Cook's Note: The marinade has such fabulous and flavorful ingredients in it that I just had to boil it down (to make it safe to eat) and hope there was a use for it at the party. It proved to be almost as popular as the succulent chicken as a dip for the Colombian patacones, or crispy fried plantains. We even added some tortilla chips for dipping once the plantains ran out! Delicious. Don't waste the marinade! I promise to get the recipe for the plantains soon. And I'll add the made-from-scratch rum cake, so different than the box mixes I made as a child.
Marinated Jerk Chicken caramelizing in the pan
A Little History on Jerk
According to food history authorities, "jerk" is a bastardization of the Peruvian word charqui, which refers to dried strips of marinated meat (i.e."jerky). Apparently, as a verb, "to jerk" means to poke holes in the meat so that the spices and marinade could permeate. Other theories abound as to the etymology of the word, but any way you choose to interpret it, today "jerk" refers to a Jamaican style of cooking chicken, beef, pork, goat, fish, vegetables, or fruits, in which the marinade or paste includes hot peppers and lots of spices. For a more indepth article, go here for a good read from the Food History site.
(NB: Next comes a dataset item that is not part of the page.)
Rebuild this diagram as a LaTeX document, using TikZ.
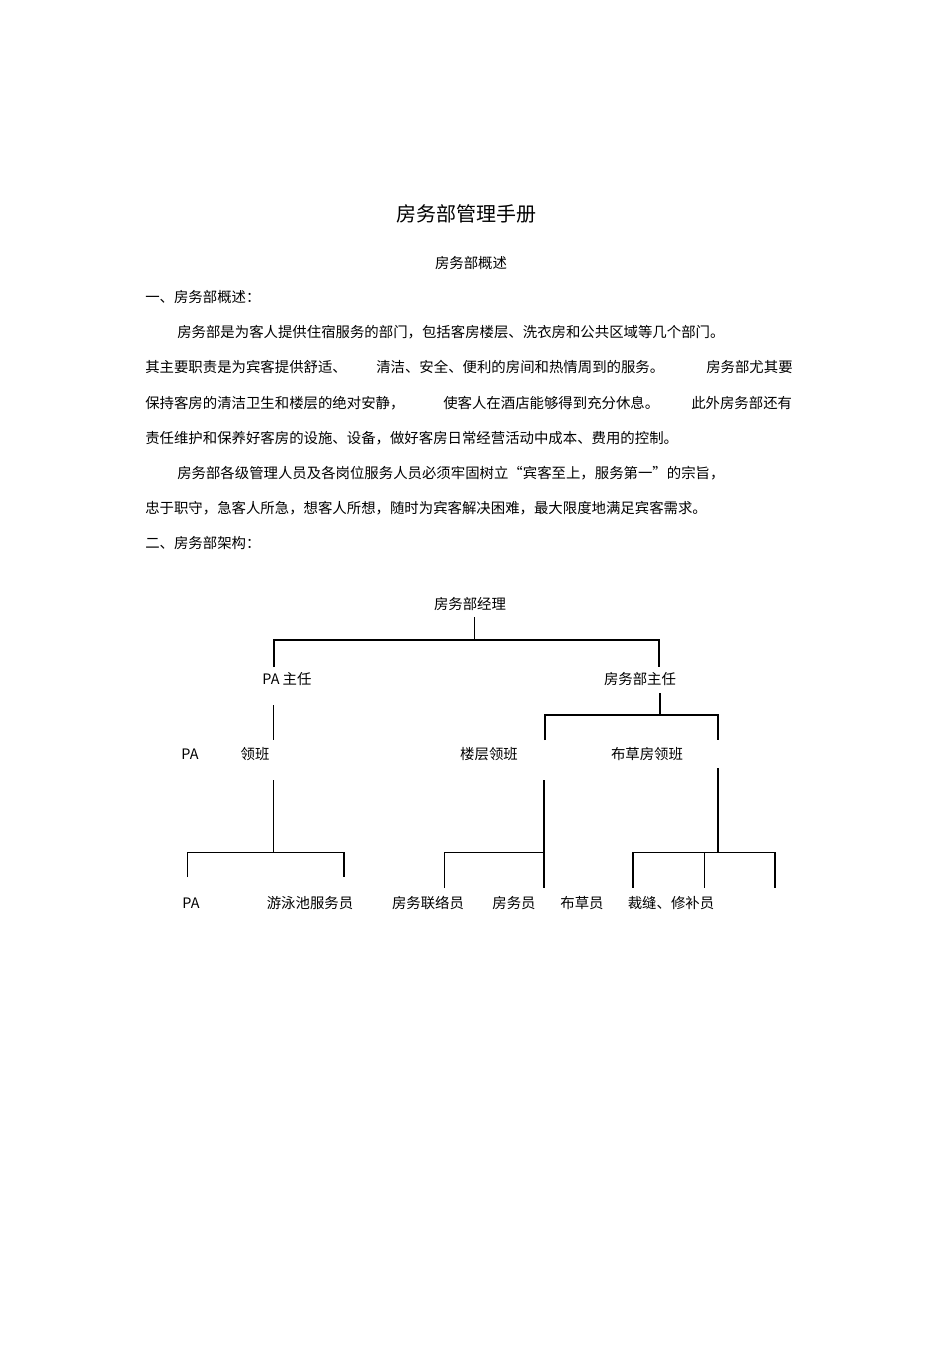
\documentclass[tikz,border=0pt]{standalone}
\usepackage{fontspec}
\setmainfont{Noto Sans CJK SC}
\begin{document}
\begin{tikzpicture}[x=0.75pt,y=-0.75pt,
  tx/.style={font=\fontsize{10.8pt}{12pt}\selectfont,inner sep=0pt},
  bt/.style={tx,anchor=west},
  ln/.style={line width=0.6pt},
  tk/.style={line width=1.4pt}]
\useasboundingbox (0,0) rectangle (950,1345);
\node[tx,font=\fontsize{15pt}{17pt}\selectfont] (title) at (466,214) {房务部管理手册};
\node[tx] (sub) at (471,263) {房务部概述};
\node[bt] (l1) at (145,297) {一、房务部概述：};
\node[bt] (l2) at (177,332) {房务部是为客人提供住宿服务的部门，包括客房楼层、洗衣房和公共区域等几个部门。};
\node[bt] (l3a) at (145,367) {其主要职责是为宾客提供舒适、};
\node[bt] (l3b) at (376,367) {清洁、安全、便利的房间和热情周到的服务。};
\node[bt] (l3c) at (706,367) {房务部尤其要};
\node[bt] (l4a) at (145,403) {保持客房的清洁卫生和楼层的绝对安静，};
\node[bt] (l4b) at (443,403) {使客人在酒店能够得到充分休息。};
\node[bt] (l4c) at (691,403) {此外房务部还有};
\node[bt] (l5) at (145,438) {责任维护和保养好客房的设施、设备，做好客房日常经营活动中成本、费用的控制。};
\node[bt] (l6) at (177,473) {房务部各级管理人员及各岗位服务人员必须牢固树立“宾客至上，服务第一”的宗旨，};
\node[bt] (l7) at (145,508) {忠于职守，急客人所急，想客人所想，随时为宾客解决困难，最大限度地满足宾客需求。};
\node[bt] (l8) at (145,543) {二、房务部架构：};
% org chart
\node[tx] (mgr) at (470,604) {房务部经理};
\node[tx] (pa) at (287,679) {PA 主任};
\node[tx] (hk) at (640,679) {房务部主任};
\node[tx] (pa2) at (190,754) {PA};
\node[tx] (lb) at (255,754) {领班};
\node[tx] (fl) at (489,754) {楼层领班};
\node[tx] (ln) at (647,754) {布草房领班};
\node[tx] (s1) at (191,903) {PA};
\node[tx] (s2) at (310,903) {游泳池服务员};
\node[tx] (s3) at (428,903) {房务联络员};
\node[tx] (s4) at (514,903) {房务员};
\node[tx] (s5) at (582,903) {布草员};
\node[tx] (s6) at (671,903) {裁缝、修补员};
\coordinate (m1) at (474,617);
\coordinate (m2) at (474,640);
\draw[ln] (m1) -- (m2);
\draw[tk] (274,667) -- (274,640) -- (659,640) -- (659,667);
\draw[ln] (273,705) -- (273,740);
\draw[tk] (660,693) -- (660,715);
\draw[tk] (545,740) -- (545,715) -- (718,715) -- (718,740);
\draw[ln] (273,780) -- (273,852);
\draw[ln] (187,877) -- (187,852) -- (344,852);
\draw[tk] (344,852) -- (344,877);
\draw[tk] (544,780) -- (544,888);
\draw[ln] (444,888) -- (444,852) -- (544,852);
\draw[tk] (718,768) -- (718,852);
\draw[ln] (633,852) -- (775,852);
\draw[tk] (633,852) -- (633,888);
\draw[ln] (704,852) -- (704,888);
\draw[tk] (775,852) -- (775,888);
\end{tikzpicture}
\end{document}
Although recipes vary greatly from cook to cook, most Jerk Seasoning will contain Allspice (native to Jamaica), Scotch Bonnet Chiles, and Thyme. It is always preferable to use whole, freshly toasted spices, but jerk seasoning can be purchased as a paste or a dry condiment as well. In the Islands, jerk can be incendiary in terms of the heat level of the chiles, but I prefer to tone it down a bit. The number and type of chiles, is, of course, up to you and your preferences.
Caribbean Jerk Chicken
(Recipe by Victoria Challancin)
Notes: I used 3 serrano chiles and 2 teaspoons of red pepper flakes because it was what I had on hand. Because I was rushing, I didn't have time to let the chicken marinate for more than 2 hours, but an overnight marination time would be far better! I have a large-capacity food processor, which worked perfectly for this recipe. You could also make the marinade in batches, mixing it all together in a bowl if necessary. This makes a lot of marinade (lucky for us!), so you could easily increase the amount of chicken used. The choice of chicken pieces is up to you. I was able to cook the marinade without adding extra liquid, but you could add a bit of orange juice or water if necessary.
For the marinade:
3 - 6 scotch bonnet, habanero, or red serrano chiles, stems removed
3 medium white onions, cut into chunks
2 tablespoons fresh thyme leaves, finely chopped
9 cloves of garlic, peeled and roughly chopped
2 heaping tablespoons allspice berries, lightly toasted and ground
2 tablespoons granulated sugar
2 tablespoons coarsely ground black pepper
2 tablespoons salt
1 heaping teaspoon ground cinnamon
1 teaspoon ground nutmeg (preferably freshly ground)
3 teaspoons ground ginger or a 2-inch piece of peeled fresh ginger
3 tablespoons Worcestershire sauce
2 tablespoons Pick-a-Peppa sauce (optional)
1/2 cup olive oil
1/2 cup low-sodium soy sauce
1/2 cup freshly squeezed lime juice
1 cup freshly squeezed orange juice
1 cup white vinegar
16 skinless chicken drumsticks
6 boneless chicken breasts, cut into large chunks
1/4 cup extra-virgen olive oil
Place the chiles, onions, thyme, garlic, allspice, sugar, black pepper, salt, cinnamon, nutmeg, and ginger in a large food processor or blender and puree until fairly smooth. Add
the Worcestershire sauce, Pick-a-Peppa sauce, olive oil, soy sauce, lime juice, orange juice and white vinegar and blend until smooth.
Place the chicken in a large plastic bag or a metal bowl with the marinade. SEal the bag or cover the bowl with plastic wrap and marinate overnight, if possible, in the refrigerator.
Preheat the oven to 400F.
To cook, drain the chicken, saving the marinade. Heat 2 tablespoons of the olive oil in a large nonstick skillet. Cook the chicken in batches, adding more oil as necessary and turning frequently, until almost cooked through, approximately 15 minutes, depending on the size and type of the pieces. Chicken should be browned and caramelized on the outside. Place the chicken in a large baking dish and cover with aluminum foil. Bake for 15 minutes, turn chicken, replace the aluminum foil, and bake for another 15 minutes or until completely cooked with the juices running clear.
To cook the marinade: Because the reserved marinade has been in contact with raw chicken, it must be cooked to be safe to eat. Place the marinade in heavy saucepan and bring to a boil. Reduce the heat and simmer for 30 minutes, adding a bit of water or orange juice if necessary to prevent burning. Serve with fried plantains, crudités, cheese, or corn chips--or just about anything!